Provided entries:
━━━━

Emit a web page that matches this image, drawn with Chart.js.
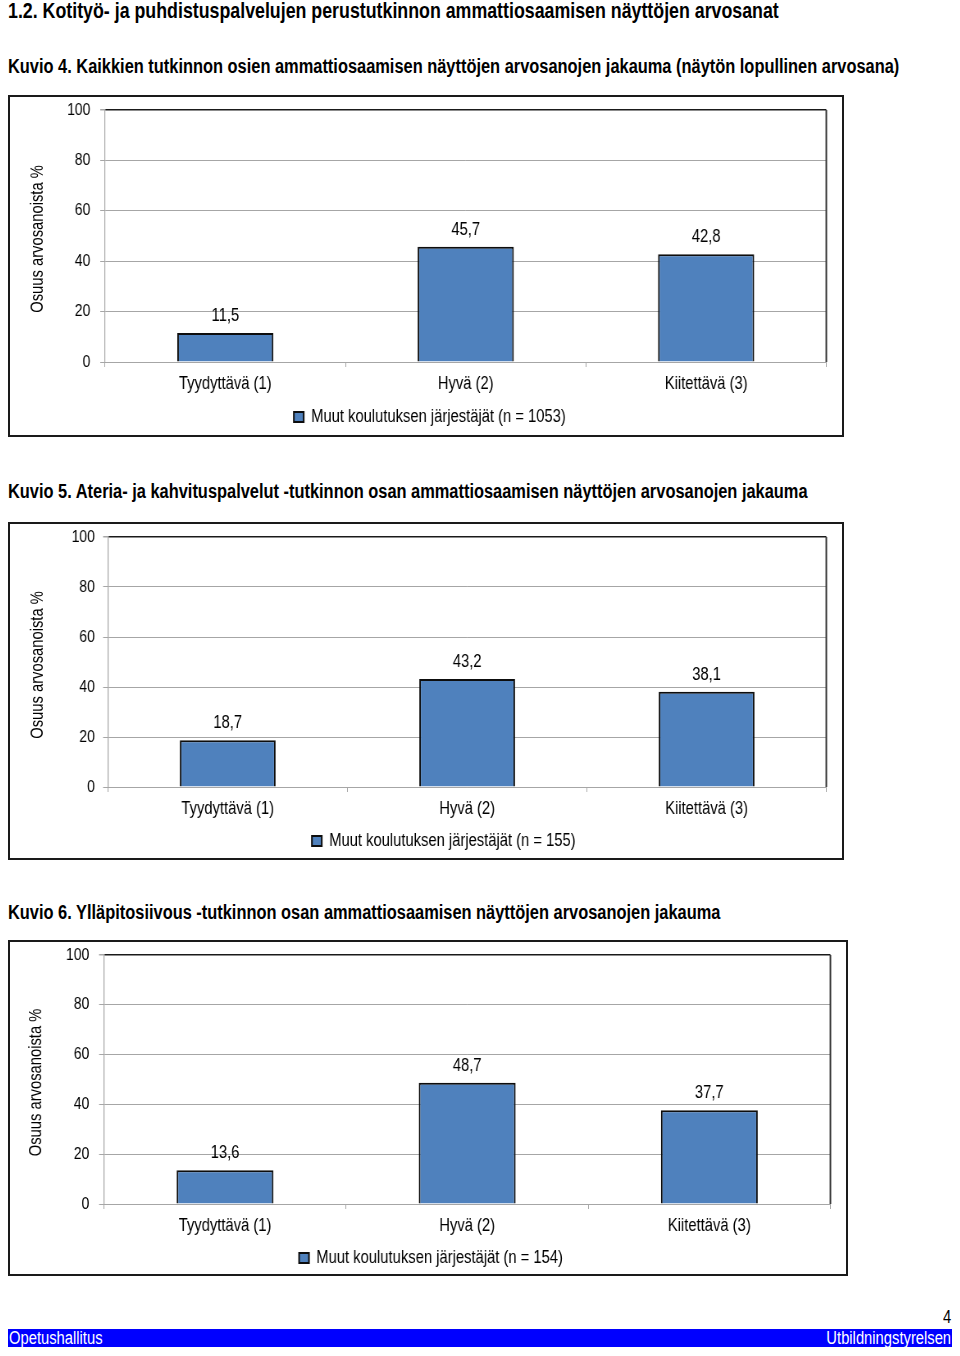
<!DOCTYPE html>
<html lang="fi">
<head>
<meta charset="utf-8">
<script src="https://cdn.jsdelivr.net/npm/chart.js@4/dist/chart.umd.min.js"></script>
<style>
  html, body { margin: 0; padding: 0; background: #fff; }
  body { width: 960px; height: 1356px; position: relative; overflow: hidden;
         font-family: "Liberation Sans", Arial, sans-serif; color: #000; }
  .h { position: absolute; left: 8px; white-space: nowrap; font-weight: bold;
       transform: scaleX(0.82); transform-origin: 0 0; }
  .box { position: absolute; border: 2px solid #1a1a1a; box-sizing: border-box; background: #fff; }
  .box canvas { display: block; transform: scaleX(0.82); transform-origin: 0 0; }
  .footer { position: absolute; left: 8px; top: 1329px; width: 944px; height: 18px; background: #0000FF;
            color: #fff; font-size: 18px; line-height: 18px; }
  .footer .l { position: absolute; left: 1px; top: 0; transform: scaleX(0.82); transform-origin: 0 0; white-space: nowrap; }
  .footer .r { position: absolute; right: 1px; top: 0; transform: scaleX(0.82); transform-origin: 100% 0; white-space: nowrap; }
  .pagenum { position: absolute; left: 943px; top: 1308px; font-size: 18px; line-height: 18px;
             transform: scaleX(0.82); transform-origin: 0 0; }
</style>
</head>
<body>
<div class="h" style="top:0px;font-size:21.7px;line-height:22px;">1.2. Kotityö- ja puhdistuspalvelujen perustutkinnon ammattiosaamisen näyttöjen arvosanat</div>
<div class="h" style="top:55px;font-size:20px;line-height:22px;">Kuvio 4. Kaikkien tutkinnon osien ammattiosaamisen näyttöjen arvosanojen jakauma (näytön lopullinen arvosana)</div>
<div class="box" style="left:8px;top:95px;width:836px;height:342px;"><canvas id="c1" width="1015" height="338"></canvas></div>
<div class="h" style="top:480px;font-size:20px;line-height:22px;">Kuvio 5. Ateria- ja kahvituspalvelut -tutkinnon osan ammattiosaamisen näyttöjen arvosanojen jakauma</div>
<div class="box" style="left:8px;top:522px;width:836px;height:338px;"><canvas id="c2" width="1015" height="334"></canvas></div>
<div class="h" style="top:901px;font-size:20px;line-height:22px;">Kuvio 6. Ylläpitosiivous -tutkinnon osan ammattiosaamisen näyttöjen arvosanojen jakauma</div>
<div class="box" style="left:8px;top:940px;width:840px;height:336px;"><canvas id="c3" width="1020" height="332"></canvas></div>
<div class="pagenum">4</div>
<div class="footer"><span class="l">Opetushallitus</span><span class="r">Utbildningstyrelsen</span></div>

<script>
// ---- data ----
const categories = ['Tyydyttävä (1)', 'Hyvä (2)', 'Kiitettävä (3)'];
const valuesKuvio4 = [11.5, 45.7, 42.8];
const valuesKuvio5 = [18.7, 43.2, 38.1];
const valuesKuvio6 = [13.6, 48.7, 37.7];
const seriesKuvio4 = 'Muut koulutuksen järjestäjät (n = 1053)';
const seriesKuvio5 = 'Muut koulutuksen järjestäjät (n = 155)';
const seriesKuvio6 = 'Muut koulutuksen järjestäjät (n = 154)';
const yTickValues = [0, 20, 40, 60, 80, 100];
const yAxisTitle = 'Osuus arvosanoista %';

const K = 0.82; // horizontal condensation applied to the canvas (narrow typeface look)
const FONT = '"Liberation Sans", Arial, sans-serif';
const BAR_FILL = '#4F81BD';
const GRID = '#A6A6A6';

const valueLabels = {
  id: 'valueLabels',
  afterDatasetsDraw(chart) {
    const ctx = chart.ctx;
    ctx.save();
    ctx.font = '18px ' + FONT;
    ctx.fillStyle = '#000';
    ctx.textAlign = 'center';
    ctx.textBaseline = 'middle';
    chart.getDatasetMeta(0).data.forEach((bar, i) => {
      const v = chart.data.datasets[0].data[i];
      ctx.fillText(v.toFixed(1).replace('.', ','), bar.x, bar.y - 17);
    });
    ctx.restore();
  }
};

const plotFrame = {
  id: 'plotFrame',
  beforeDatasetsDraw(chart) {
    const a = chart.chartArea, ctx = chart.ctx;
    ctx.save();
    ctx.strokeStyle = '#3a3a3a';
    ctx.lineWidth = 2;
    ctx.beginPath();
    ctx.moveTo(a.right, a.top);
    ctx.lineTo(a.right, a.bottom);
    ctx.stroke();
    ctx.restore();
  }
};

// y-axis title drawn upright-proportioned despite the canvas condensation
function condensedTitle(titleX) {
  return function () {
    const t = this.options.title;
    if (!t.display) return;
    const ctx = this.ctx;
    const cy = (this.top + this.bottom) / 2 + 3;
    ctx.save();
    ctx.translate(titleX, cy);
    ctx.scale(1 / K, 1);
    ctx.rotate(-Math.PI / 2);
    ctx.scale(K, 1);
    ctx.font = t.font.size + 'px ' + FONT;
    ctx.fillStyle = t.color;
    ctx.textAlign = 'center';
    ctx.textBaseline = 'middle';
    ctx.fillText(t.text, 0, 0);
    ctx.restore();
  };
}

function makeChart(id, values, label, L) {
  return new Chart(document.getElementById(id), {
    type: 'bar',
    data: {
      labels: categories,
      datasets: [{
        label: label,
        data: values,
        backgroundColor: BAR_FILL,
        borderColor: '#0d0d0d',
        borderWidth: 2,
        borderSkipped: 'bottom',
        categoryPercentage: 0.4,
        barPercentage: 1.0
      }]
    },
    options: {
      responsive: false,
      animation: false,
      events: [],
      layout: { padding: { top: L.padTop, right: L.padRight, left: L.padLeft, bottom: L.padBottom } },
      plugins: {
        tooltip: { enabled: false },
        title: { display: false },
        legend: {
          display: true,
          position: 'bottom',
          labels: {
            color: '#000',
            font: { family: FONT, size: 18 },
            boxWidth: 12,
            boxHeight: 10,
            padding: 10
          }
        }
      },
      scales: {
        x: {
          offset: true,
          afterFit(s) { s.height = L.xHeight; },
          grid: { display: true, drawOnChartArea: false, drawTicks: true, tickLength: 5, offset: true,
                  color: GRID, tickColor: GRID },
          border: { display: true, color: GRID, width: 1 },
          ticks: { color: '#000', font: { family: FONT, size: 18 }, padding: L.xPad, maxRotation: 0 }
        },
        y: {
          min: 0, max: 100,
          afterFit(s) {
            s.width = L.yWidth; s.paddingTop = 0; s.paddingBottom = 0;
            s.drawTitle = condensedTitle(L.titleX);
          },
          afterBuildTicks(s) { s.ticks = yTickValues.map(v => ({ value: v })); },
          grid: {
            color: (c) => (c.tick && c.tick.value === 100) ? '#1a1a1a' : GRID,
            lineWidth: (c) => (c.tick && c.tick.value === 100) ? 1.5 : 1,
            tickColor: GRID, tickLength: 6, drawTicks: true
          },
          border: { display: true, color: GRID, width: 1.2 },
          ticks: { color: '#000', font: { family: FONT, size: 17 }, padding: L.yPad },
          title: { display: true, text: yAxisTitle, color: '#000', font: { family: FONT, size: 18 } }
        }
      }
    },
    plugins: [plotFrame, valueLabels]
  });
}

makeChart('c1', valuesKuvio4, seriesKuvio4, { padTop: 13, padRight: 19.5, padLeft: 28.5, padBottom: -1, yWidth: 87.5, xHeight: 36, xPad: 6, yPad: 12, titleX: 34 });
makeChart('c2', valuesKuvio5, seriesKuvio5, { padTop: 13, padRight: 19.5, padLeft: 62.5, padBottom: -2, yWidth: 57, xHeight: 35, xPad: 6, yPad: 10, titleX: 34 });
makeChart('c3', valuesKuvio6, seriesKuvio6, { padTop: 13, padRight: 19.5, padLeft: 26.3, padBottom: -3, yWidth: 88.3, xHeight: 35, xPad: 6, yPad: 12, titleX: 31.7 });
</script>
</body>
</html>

━━━━

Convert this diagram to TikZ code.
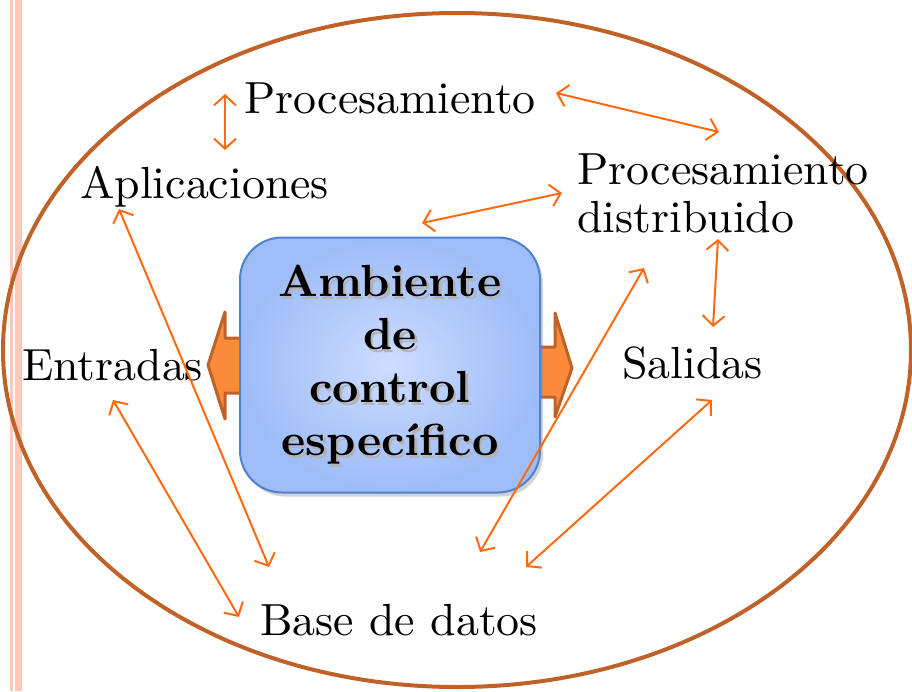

━━━━

Task brief:
Where a line in the material above holds "drawn", copy that line.

Task response:
Emit a web page that matches this image, drawn with Chart.js.
// y-axis title drawn upright-proportioned despite the canvas condensation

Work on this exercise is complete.